Intensity in Training
Regardless of training for sport fighting, reality combat or general self defense, it's always good to train at an intense level. Safely, of course. The truth is, if you're training in martial arts then you at least have enough interest in being able to protect yourself or a loved one. For others, it's to perform in a ring or survive in the field. No matter what, the stakes are high. Adrenaline, fear and excitement are all things that are going to affect your thinking and motor skills at crunch time, so it's important to address this in training. The benefits of training this way is an increase in cardio, technique, timing and mental confidence of having simulated stressful scenarios, among others. Therefore, it's good to "warm-up" to the point where you're training with an elevated heart rate. It will make the rest of your training more realistic and reliable.

Cardio Benefits
Probably the more obvious purpose of an intensified training pace is improving your physical endurance. It's not just about getting through an intense warm-up, but then being able to perform at that pace while learning new applications and techniques. This way there's never a rest and constant movement. Your heart-rate stays up and your metabolism continues to burn calories until you rest. Like most cardiovascular exercises, this will strengthen the heart in a healthy way, holding more blood at any one time, getting oxygen to the muscles that much faster and also keeping the brain oxygenated during a crisis. Also, being accustomed to this kind of increase in pulse, you will have more control over the fear and/or excitement during an altercation.

Application Benefits
Another key factor in training at a high intensity is the physical toll that fear and adrenaline take during a crisis. Physical attributes such as strength and speed will abandon you pretty fast in a crisis. Speed is gone as soon as your tired, strength is gone after the initial adrenaline dump and technique becomes sloppy. Motor skills become harder to control and if this comes as a surprise it's hard to deal with and can trigger panic (in which case trained techniques are out the window). It's important to at least explore what it's like to try to maintain proper form and technique in an exhausted state. At the very least to feel the difference. This will change your priorities in training. Speed starts to become timing, strength becomes leverage and technique becomes experience. Simulate as many scenarios when you're pressure testing and there will be nothing out there that you haven't faced.

Mental Benefits
As mentioned earlier, becoming familiar with these physical reactions to fighting is important if or when the time comes. Like a fighter warming up for their first fight, a police officer on their first shift or a soldier being deployed for the first time, there is a wave of physical and emotional sensations that can easily catch someone off guard. Some you can be prepared for and some you just can't. In a self defense scenario, these responses happen in less than a second with little to no warning.

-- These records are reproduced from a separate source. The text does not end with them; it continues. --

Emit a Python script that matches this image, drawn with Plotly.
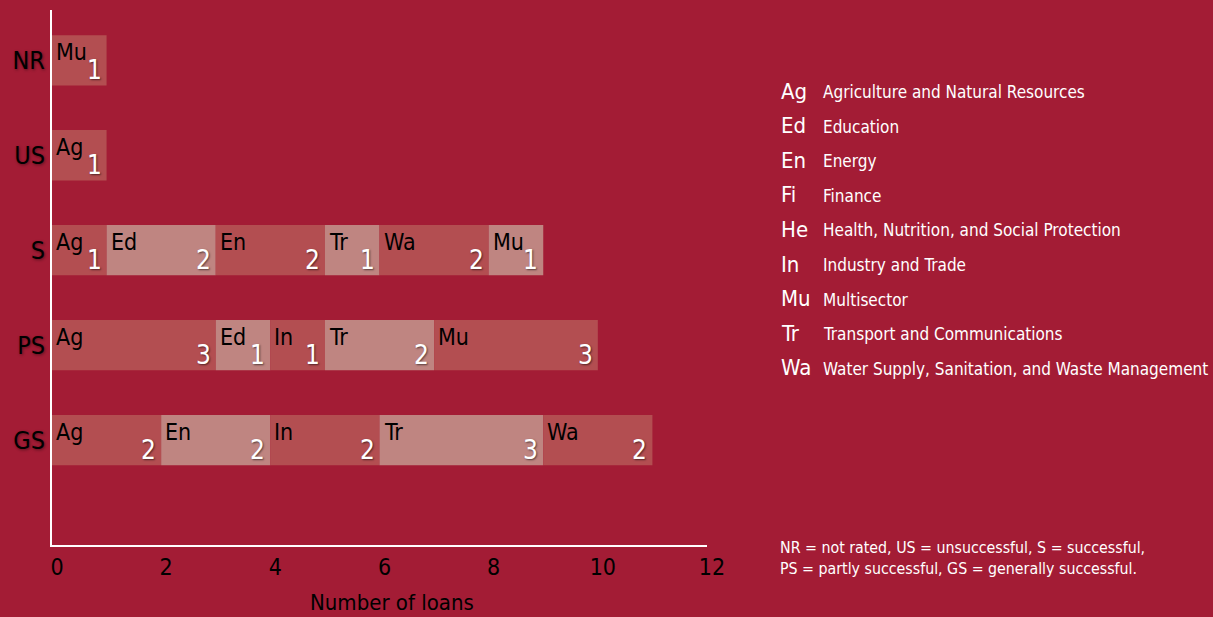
import plotly.graph_objects as go

# ---------------- data ----------------
ratings = ["GS", "PS", "S", "US", "NR"]          # bottom -> top

gs_sectors = ["Ag", "En", "In", "Tr", "Wa"]
gs_counts = [2, 2, 2, 3, 2]
ps_sectors = ["Ag", "Ed", "In", "Tr", "Mu"]
ps_counts = [3, 1, 1, 2, 3]
s_sectors = ["Ag", "Ed", "En", "Tr", "Wa", "Mu"]
s_counts = [1, 2, 2, 1, 2, 1]
us_sectors = ["Ag"]
us_counts = [1]
nr_sectors = ["Mu"]
nr_counts = [1]

legend_codes = ["Ag", "Ed", "En", "Fi", "He", "In", "Mu", "Tr", "Wa"]
legend_names = ["Agriculture and Natural Resources", "Education", "Energy", "Finance",
                "Health, Nutrition, and Social Protection", "Industry and Trade",
                "Multisector", "Transport and Communications",
                "Water Supply, Sanitation, and Waste Management"]

x_ticks = [0, 2, 4, 6, 8, 10, 12]
x_title = "Number of loans"
footnote = ["NR = not rated, US = unsuccessful, S = successful,",
            "PS = partly successful, GS = generally successful."]

# ---------------- style ----------------
BG = "#A31C35"
DARK = "#B34E51"
LIGHT = "#BF8581"
FONT = "Liberation Sans Narrow, Arial Narrow, DejaVu Sans Condensed, sans-serif"
BAR_W = 0.53
SHADOW_DARK = "1px 1px 3px rgba(0,0,0,0.45)"
SHADOW_NUM = "1px 1px 2px rgba(0,0,0,0.55)"

rows = {
    "GS": (gs_sectors, gs_counts),
    "PS": (ps_sectors, ps_counts),
    "S": (s_sectors, s_counts),
    "US": (us_sectors, us_counts),
    "NR": (nr_sectors, nr_counts),
}

fig = go.Figure()
annotations = []
max_len = max(len(v[0]) for v in rows.values())

for j in range(max_len):
    ys, xs, bases = [], [], []
    for r in ratings:
        secs, cnts = rows[r]
        if j < len(cnts):
            ys.append(r)
            xs.append(cnts[j])
            bases.append(sum(cnts[:j]))
    fig.add_trace(go.Bar(
        y=ys, x=xs, base=bases, orientation="h", width=BAR_W,
        marker=dict(color=DARK if j % 2 == 0 else LIGHT, line=dict(width=0)),
        hoverinfo="skip", showlegend=False,
    ))

for idx, r in enumerate(ratings):
    secs, cnts = rows[r]
    start = 0
    for s, c in zip(secs, cnts):
        annotations.append(dict(
            x=start, y=idx + BAR_W / 2, xref="x", yref="y", text=s, showarrow=False,
            xanchor="left", yanchor="top", xshift=2, yshift=-2,
            font=dict(family=FONT, size=23, color="black"),
        ))
        annotations.append(dict(
            x=start + c, y=idx - BAR_W / 2, xref="x", yref="y", text=str(c), showarrow=False,
            xanchor="right", yanchor="bottom", xshift=-3, yshift=-2,
            font=dict(family=FONT, size=26, color="white", shadow=SHADOW_NUM),
        ))
        start += c

# legend (right side)
plot_l, plot_r, plot_t, plot_b = 52, 707, 10, 545
pw, ph = plot_r - plot_l, plot_b - plot_t
def px_x(px):
    return (px - plot_l) / pw
def px_y(py):
    return (plot_b - py) / ph

for k, (code, name) in enumerate(zip(legend_codes, legend_names)):
    yy = 91 + k * 34.6
    annotations.append(dict(
        x=px_x(779), y=px_y(yy), xref="paper", yref="paper", text=code, showarrow=False,
        xanchor="left", yanchor="middle",
        font=dict(family=FONT, size=22, color="white"),
    ))
    annotations.append(dict(
        x=px_x(821), y=px_y(yy + 1), xref="paper", yref="paper", text=name, showarrow=False,
        xanchor="left", yanchor="middle",
        font=dict(family=FONT, size=17, color="white"),
    ))

annotations.append(dict(
    x=px_x(778), y=px_y(558), xref="paper", yref="paper",
    text="<br>".join(footnote), showarrow=False, align="left",
    xanchor="left", yanchor="middle",
    font=dict(family=FONT, size=15.8, color="white"),
))

annotations.append(dict(
    x=px_x(392), y=px_y(602), xref="paper", yref="paper", text=x_title, showarrow=False,
    xanchor="center", yanchor="middle",
    font=dict(family=FONT, size=22, color="black"),
))

fig.update_layout(
    width=1213, height=617,
    paper_bgcolor=BG, plot_bgcolor=BG,
    margin=dict(l=plot_l, r=1213 - plot_r, t=plot_t, b=617 - plot_b, autoexpand=False),
    barmode="overlay",
    annotations=annotations,
    font=dict(family=FONT),
)
fig.update_xaxes(
    range=[0, 12], tickvals=x_ticks, ticktext=[str(t) for t in x_ticks],
    showgrid=False, zeroline=False, showline=True, linecolor="white", linewidth=2,
    ticks="", tickfont=dict(family=FONT, size=23, color="black"), ticklabelshift=5,
    fixedrange=True,
)
fig.update_yaxes(
    range=[-1.105, 4.53], categoryorder="array", categoryarray=ratings,
    showgrid=False, zeroline=False, showline=True, linecolor="white", linewidth=2,
    ticks="", tickfont=dict(family=FONT, size=25, color="black", shadow=SHADOW_DARK),
    fixedrange=True,
)

fig.write_html(
    "out.html",
    config={"displayModeBar": False},
    post_script="document.body.style.margin='0';document.body.style.background='" + BG + "';",
)
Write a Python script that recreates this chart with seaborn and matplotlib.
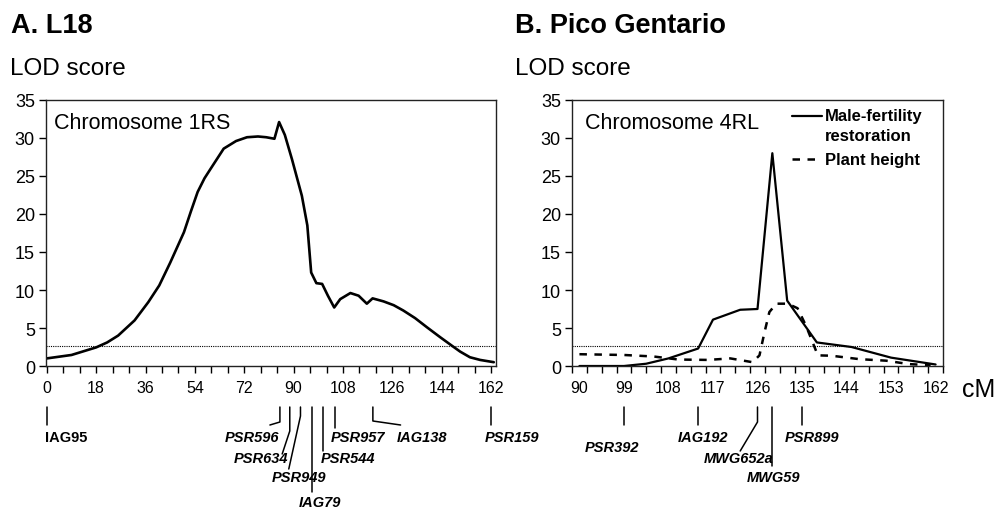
import numpy as np
import pandas as pd
import matplotlib
matplotlib.use("Agg")
import matplotlib.pyplot as plt
import seaborn as sns
from matplotlib.lines import Line2D
from matplotlib.ticker import MultipleLocator, FixedLocator

# panel A - L18, chromosome 1RS
a_cm = [0, 9, 18, 22, 26, 32, 37, 41, 45, 47.5, 50, 52.5, 55, 57.5, 60, 64.5, 69, 73,
        77, 80, 83, 84.7, 86.8, 89.4, 93, 95, 96.4, 98.3, 100.4, 102.5, 104.8, 107,
        110.7, 113.7, 116.7, 118.8, 122.8, 126.5, 130, 134.3, 138.6, 143.4, 147.6,
        150.7, 154.3, 158, 163]
a_lod = [1.0, 1.45, 2.45, 3.1, 4.0, 6.0, 8.4, 10.6, 13.6, 15.6, 17.6, 20.3, 22.9,
         24.7, 26.1, 28.6, 29.6, 30.1, 30.2, 30.1, 29.9, 32.1, 30.4, 27.2, 22.4,
         18.5, 12.3, 10.9, 10.8, 9.25, 7.7, 8.8, 9.6, 9.25, 8.2, 8.9, 8.5, 8.0, 7.3,
         6.3, 5.1, 3.8, 2.7, 1.9, 1.15, 0.8, 0.5]

# panel B - Pico Gentario, chromosome 4RL
b_cm_fert = [90, 99, 103.5, 108, 114, 117, 122.5, 126, 129, 132, 138, 145, 153, 162]
b_fert = [0, 0, 0.3, 1.0, 2.3, 6.1, 7.4, 7.5, 28.0, 8.6, 3.1, 2.5, 1.1, 0.2]
b_cm_height = [90, 99, 105, 110, 116, 120.5, 125, 126.4, 127.4, 128.4, 129.8, 132.1,
               134.1, 135.8, 138.2, 141, 146.6, 152, 156.6, 161]
b_height = [1.55, 1.45, 1.25, 0.85, 0.8, 1.0, 0.5, 1.4, 4.4, 7.1, 8.2, 8.2, 7.6, 5.3,
            1.4, 1.35, 0.9, 0.7, 0.25, 0.1]

threshold = 2.6

a_markers = ['IAG95', 'PSR596', 'PSR634', 'PSR949', 'IAG79', 'PSR544', 'PSR957',
             'IAG138', 'PSR159']
a_marker_cm = [0, 85, 88.6, 92.5, 96.8, 100.8, 105, 118.9, 162]
b_markers = ['PSR392', 'IAG192', 'MWG652a', 'MWG59', 'PSR899']
b_marker_cm = [99, 114, 126, 129, 135]

W, H = 997, 510

sns.set_style("ticks")
plt.rcParams['font.family'] = ['Liberation Sans', 'DejaVu Sans']
for k in ('text.color', 'axes.labelcolor', 'xtick.color', 'ytick.color'):
    plt.rcParams[k] = 'black'

fig = plt.figure(figsize=(W / 100, H / 100), dpi=100)
ax1 = fig.add_axes([46 / W, 1 - 367 / H, 450 / W, 266 / H])
ax2 = fig.add_axes([572 / W, 1 - 367 / H, 371 / W, 266 / H])

dfa = pd.DataFrame({'cM': a_cm, 'LOD': a_lod})
sns.lineplot(data=dfa, x='cM', y='LOD', ax=ax1, color='black', lw=1.9)

dff = pd.DataFrame({'cM': b_cm_fert, 'LOD': b_fert})
dfh = pd.DataFrame({'cM': b_cm_height, 'LOD': b_height})
sns.lineplot(data=dff, x='cM', y='LOD', ax=ax2, color='black', lw=1.6)
sns.lineplot(data=dfh, x='cM', y='LOD', ax=ax2, color='black', lw=1.8,
             dashes=False, linestyle=(0, (3, 3)))

for ax in (ax1, ax2):
    ax.axhline(threshold, color='black', lw=0.8, ls=(0, (1, 1)))
    ax.set_ylim(0, 35)
    ax.yaxis.set_major_locator(MultipleLocator(5))
    ax.set_xlabel('')
    ax.set_ylabel('')
    for s in ax.spines.values():
        s.set_visible(True)
        s.set_color('#222222')
        s.set_linewidth(1.0)
    ax.tick_params(axis='y', labelsize=13, length=5, width=1, pad=3)
    ax.tick_params(axis='x', which='both', labelsize=11.5, width=1)

ax1.set_xlim(-0.3, 163.8)
ax1.xaxis.set_major_locator(MultipleLocator(18))
ax1.xaxis.set_minor_locator(MultipleLocator(6))
ax1.tick_params(axis='x', which='both', length=5, pad=5)

ax2.set_xlim(88.5, 163.5)
ax2.set_xticks(np.arange(90, 163, 9))
ax2.xaxis.set_minor_locator(FixedLocator(np.arange(88.5, 164, 3)))
ax2.tick_params(axis='x', which='major', length=0, pad=10)
ax2.tick_params(axis='x', which='minor', length=5)

ax1.text(0.017, 0.955, 'Chromosome 1RS', transform=ax1.transAxes, fontsize=15.5,
         va='top', ha='left')
ax2.text(0.035, 0.955, 'Chromosome 4RL', transform=ax2.transAxes, fontsize=15.5,
         va='top', ha='left')


def fx(px):
    return px / W


def fy(px):
    return 1 - px / H


# legend drawn by hand so the line sits on the first text row
fig.add_artist(Line2D([fx(792), fx(822)], [fy(117), fy(117)], color='black', lw=1.6))
fig.add_artist(Line2D([fx(792), fx(822)], [fy(160), fy(160)], color='black', lw=1.8,
                      linestyle=(0, (3, 3))))
fig.text(fx(825), fy(117), 'Male-fertility', fontsize=12, fontweight='bold',
         va='center', ha='left')
fig.text(fx(825), fy(137), 'restoration', fontsize=12, fontweight='bold',
         va='center', ha='left')
fig.text(fx(825), fy(160), 'Plant height', fontsize=12, fontweight='bold',
         va='center', ha='left')

# titles
fig.text(fx(11), fy(33), 'A. L18', fontsize=19.5, fontweight='bold', ha='left',
         va='baseline')
fig.text(fx(515), fy(33), 'B. Pico Gentario', fontsize=19.5, fontweight='bold',
         ha='left', va='baseline')
fig.text(fx(10), fy(75), 'LOD score', fontsize=17.5, ha='left', va='baseline')
fig.text(fx(515), fy(75), 'LOD score', fontsize=17.5, ha='left', va='baseline')
fig.text(fx(962), fy(397), 'cM', fontsize=18, ha='left', va='baseline')

# marker leaders: (vertical end y, diagonal dx, diagonal end y, label dx, label y, ha)
a_layout = [(426, 0, 426, -2, 438, 'left'),
            (423, -10, 426, -1, 438, 'right'),
            (432, -7.6, 455, -2, 459, 'right'),
            (417, -11.7, 470, -1, 478, 'center'),
            (493, 0, 493, 8, 503, 'center'),
            (452, 0, 452, -3, 459, 'left'),
            (429, 0, 429, -4, 438, 'left'),
            (422, 27.7, 426, 24, 438, 'left'),
            (426, 0, 426, -6, 438, 'left')]
b_layout = [(426, 0, 426, -11.5, 448, 'center'),
            (426, 0, 426, 5, 438, 'center'),
            (423, -17.3, 452, -19, 459, 'center'),
            (467, 0, 467, 1, 478, 'center'),
            (426, 0, 426, 10, 438, 'center')]


def draw_markers(ax, names, cms, layout):
    for name, cm, (y1, dx, y2, ldx, ly, ha) in zip(names, cms, layout):
        xp = ax.transData.transform((cm, 0))[0]
        fig.add_artist(Line2D([fx(xp), fx(xp), fx(xp + dx)],
                              [fy(408), fy(y1), fy(y2)], color='black', lw=1.1))
        style = 'normal' if name == 'IAG95' else 'italic'
        fig.text(fx(xp + ldx), fy(ly), name, fontsize=10.5, fontweight='bold',
                 fontstyle=style, ha=ha, va='center')


draw_markers(ax1, a_markers, a_marker_cm, a_layout)
draw_markers(ax2, b_markers, b_marker_cm, b_layout)

fig.savefig('out.png', dpi=100)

This can even trigger some self pity about how unfair it is and how you didn't have a chance to prepare. Just by keeping your training realistic and confronting ways of safely emulating stress on the body and mind and greatly increase your performance and chances of survival when confronted with violence. Staying focused, calm and goal oriented can get you through anything, but if you're not prepared the mind is the first to go. Panic often strikes us before the mentioned physical depletion of stress. By having studied various scenarios, you can keep the mind calm and compensate to the environment and also to how you react. High intensity training will take it's toll, but not like being under-prepared.

Always Step It Up
I remember reading a book by Marchinko where he mentions that if you're preparing for war then you have to at least train at the intensity of risking injury. Considering that the cost of war can be death, that seems to make sense to me. It's the hard truth. Training in martial arts should take you out of your comfort zone on a regular basis. Take the precautions to do this safely and attack it head on. Violence can attack at any second and your body and mind can abandon you when you need them if you're not able to seize control. Things never happen when they're "supposed" to, so have the confidence that you can roll with anything. Remember: heavy on the warm-ups, steady pace during the drills and some good, safe and honest pressure testing to end the session and prove to yourself that you can make it work. If you can keep good timing and form when exhausted, you'll be that much better when you're feeling 100%. Leave all doubts on the mat.